There are two kinds of algorithms to detect circle tree. One is HoughCircle algorithms, and the other is find contours and calculate to get the circle, which is used in archi.get_circle_tree().

left: image_input.png
right: image_circle_tree_result.jpg

 CloseGaps.py:

from archicv.archi import *

#open an image as <"numpy.ndarray">
img = open_image( "./image_input.png" )

#set a black paper for painting results
img_black_paper = create_paper(img.shape)

#get a grayscale image
img_gray = get_gray_image(img)

#begin recognition and optimization
circles = get_circle_tree( img_gray )

#draw results image file via OpenCV
cv_draw_tree( img_black_paper, circles )
save_image( 'image_circle_tree_result.jpg', img_black_paper )

#generate cad results
tmp_dxf = open_dxf()
dxf_draw_tree( tmp_dxf, circles )
save_dxf( tmp_dxf, 'circle_tree_result.dxf' )

Data analysis and drawing of tree revclound are not mature enough.
But it can works and this api will be updated later.

left: image_input.png
right: image_revclound_tree_result.jpg

 CloseGaps.py:

from archicv.archi import *

#open an image as <"numpy.ndarray">
img = open_image( "./image_input.png" )

#set a black paper for painting results
img_black_paper = create_paper(img.shape)

#get a grayscale image
img_gray = get_gray_image(img)

#begin recognition and optimization
contours = get_contour_cornerlists( img_gray )

#draw results image file via OpenCV
cv_draw_revclound( img_black_paper, contours )
save_image( 'image_revclound_tree_result.jpg', img_black_paper )

#generate cad results
tmp_dxf = open_dxf()
dxf_draw_tree( tmp_dxf, contours )
save_dxf( tmp_dxf, 'revclound_tree_result.dxf' )

Close gaps and detect the contours of lake strandlines, including island strandline in lake.

left: image_input.png
right: image_lake_result.jpg

 CloseGaps.py:

from archicv.archi import *

#open an image as <"numpy.ndarray">
img = open_image( "./image_input.png" )

#set a black paper for painting results
img_black_paper = create_paper(img.shape)

#get a grayscale image
img_gray = get_gray_image(img)

#begin recognition and optimization
contours = get_contour_cornerlists( img_gray )

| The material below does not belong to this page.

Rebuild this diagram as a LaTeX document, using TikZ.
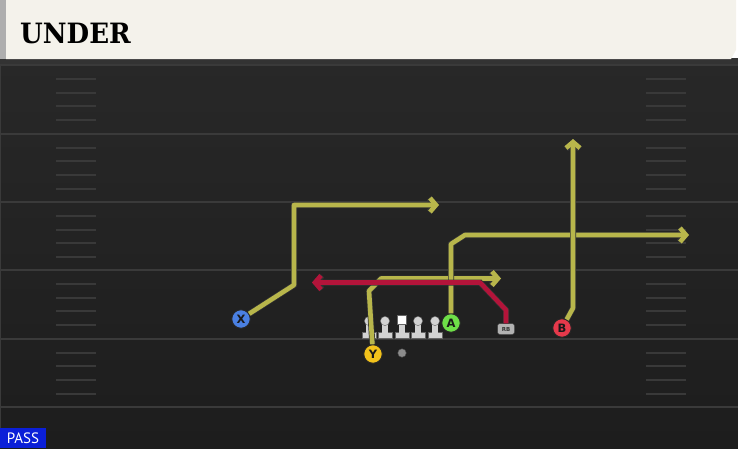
\documentclass[tikz,border=0pt]{standalone}
\usepackage{fontspec}
\setmainfont{DejaVu Sans}
\newfontfamily\titlefont{DejaVu Serif}
\newfontfamily\tagfont{PT Sans}
\usetikzlibrary{arrows.meta}

\definecolor{fieldtop}{HTML}{282828}
\definecolor{fieldbottom}{HTML}{1D1D1D}
\definecolor{yardgray}{HTML}{3A3A3A}
\definecolor{hashgray}{HTML}{393939}
\definecolor{headcream}{HTML}{F4F2EB}
\definecolor{headgray}{HTML}{AEAEAE}
\definecolor{routeyellow}{HTML}{B8B64B}
\definecolor{routered}{HTML}{B3143A}
\definecolor{xblue}{HTML}{4A80E2}
\definecolor{yyellow}{HTML}{F2C21B}
\definecolor{agreen}{HTML}{6EDF48}
\definecolor{bred}{HTML}{E6394B}
\definecolor{linegray}{HTML}{D2D2D2}
\definecolor{passblue}{HTML}{0B1FD8}

\tikzset{
    yardline/.style={yardgray, line width=2pt},
    hashmark/.style={hashgray, line width=2pt},
    player/.style={circle, draw=black!85, line width=0.9pt, minimum size=18.5pt,
        inner sep=0pt, text=black!90, font=\bfseries\fontsize{11.5}{11.5}\selectfont},
    route/.style={routeyellow, line width=4.6pt, line join=round,
        -{Straight Barb[length=6pt, width=14pt]},
        preaction={draw=black!80, line width=6pt}},
    runroute/.style={route, routered},
    lineman/.pic={
        \fill[linegray, draw=black!60, line width=0.4pt] (-7,11) rectangle (7,17);
        \fill[linegray] (-3,2) rectangle (3,11.5);
        \fill[linegray, draw=black!60, line width=0.4pt] (0,0) circle (4.6);
    },
    center/.pic={
        \fill[linegray, draw=black!60, line width=0.4pt] (-7,11) rectangle (7,17);
        \fill[linegray] (-3,2) rectangle (3,11.5);
        \fill[white, draw=black!60, line width=0.4pt] (-4.5,-6) rectangle (4.5,3.5);
    }
}

\begin{document}
\begin{tikzpicture}[x=1pt, y=-1pt]
    \useasboundingbox (0,0) rectangle (738,448);

    % field
    \shade[top color=fieldtop, bottom color=fieldbottom] (0,58) rectangle (738,448);
    \fill[black!80] (0,58) rectangle (738,64);
    \draw[yardgray, line width=1pt] (0.5,64) -- (0.5,448);
    \draw[yardline] (0,65) -- (738,65);
    \draw[yardline] (0,133.5) -- (738,133.5);
    \draw[yardline] (0,202) -- (738,202);
    \draw[yardline] (0,270) -- (738,270);
    \draw[yardline] (0,338.5) -- (738,338.5);
    \draw[yardline] (0,407) -- (738,407);
    \foreach \y in {65,133.5,202,270,338.5}
        \foreach \d in {14,27.5,41,55} {
            \draw[hashmark] (56,\y+\d) -- (96,\y+\d);
            \draw[hashmark] (646,\y+\d) -- (686,\y+\d);
        }

    % header
    \fill[headgray] (0,0) rectangle (6,59);
    \fill[headcream] (6,0) -- (736,0) -- (736,50) -- (731,59) -- (6,59) -- cycle;
    \node (title) [anchor=west, inner sep=0pt, xscale=0.93,
        font=\titlefont\bfseries\fontsize{28}{28}\selectfont] at (20,33) {UNDER};

    % line
    \pic at (369,321) {lineman};
    \pic at (385,321) {lineman};
    \pic at (402,321) {center};
    \pic at (418,321) {lineman};
    \pic at (435,321) {lineman};
    \node (ball) [circle, fill=black!45, draw=black!70, line width=0.4pt,
        minimum size=8.5pt, inner sep=0pt] at (402,353) {};

    % players
    \node (x) [player, fill=xblue] at (241,319) {X};
    \node (y) [player, fill=yyellow] at (373,354) {Y};
    \node (a) [player, fill=agreen] at (451,323) {A};
    \node (b) [player, fill=bred] at (562,328) {B};
    \node (rb) [rounded corners=2.5pt, fill=black!30, draw=black!75, line width=0.5pt,
        minimum width=17pt, minimum height=11pt, inner sep=0pt,
        font=\bfseries\fontsize{5.5}{5.5}\selectfont, text=black!80] at (506,329) {RB};

    % routes
    \coordinate (xend) at (439,205);
    \coordinate (yend) at (501,278.5);
    \coordinate (aend) at (689,235);
    \coordinate (bend) at (573,139);
    \coordinate (rbend) at (312,282.5);
    \draw[route] (x) -- (294,285) -- (294,205) -- (xend);
    \draw[route] (y) -- (369,291) -- (381,278.5) -- (yend);
    \draw[route] (a) -- (451,244) -- (465,235) -- (aend);
    \draw[route] (b) -- (573,308) -- (bend);
    \draw[runroute] (rb) -- (506,310) -- (480,282.5) -- (rbend);

    % tag
    \fill[passblue] (0,428) rectangle (46,448);
    \node (pass) [text=white, inner sep=0pt, font=\tagfont\fontsize{15}{15}\selectfont]
        at (23,438.5) {PASS};
\end{tikzpicture}
\end{document}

#draw results image file via OpenCV
cv_draw_lake( img_black_paper, contours )
save_image( 'image_lake_result.jpg', img_black_paper )

#generate cad results
tmp_dxf = open_dxf()
dxf_draw_tree( tmp_dxf, contours )
save_dxf( tmp_dxf, 'lake_result.dxf' )

1. This is a simple library and it is rather recommended to master every api in reference. Different api can combine to get different performance. It is worth dive into archicv api, especially for landscape architect.
2. If you are a deep enough user or a geek, it is recommended to learn opencv-python and numpy, because archicv is based on opencv and numpy. If you master opencv, you will discover archicv is just a easier library for users on the area of landscape architecture and archicv will make something easier if you are doing something about computer vision on landscape architecture. It is a short but good saber.
3. Because there are just several thousand lines of codes. So it is recommended to read the codes of archi.py in order to catch insights into code structure and logic.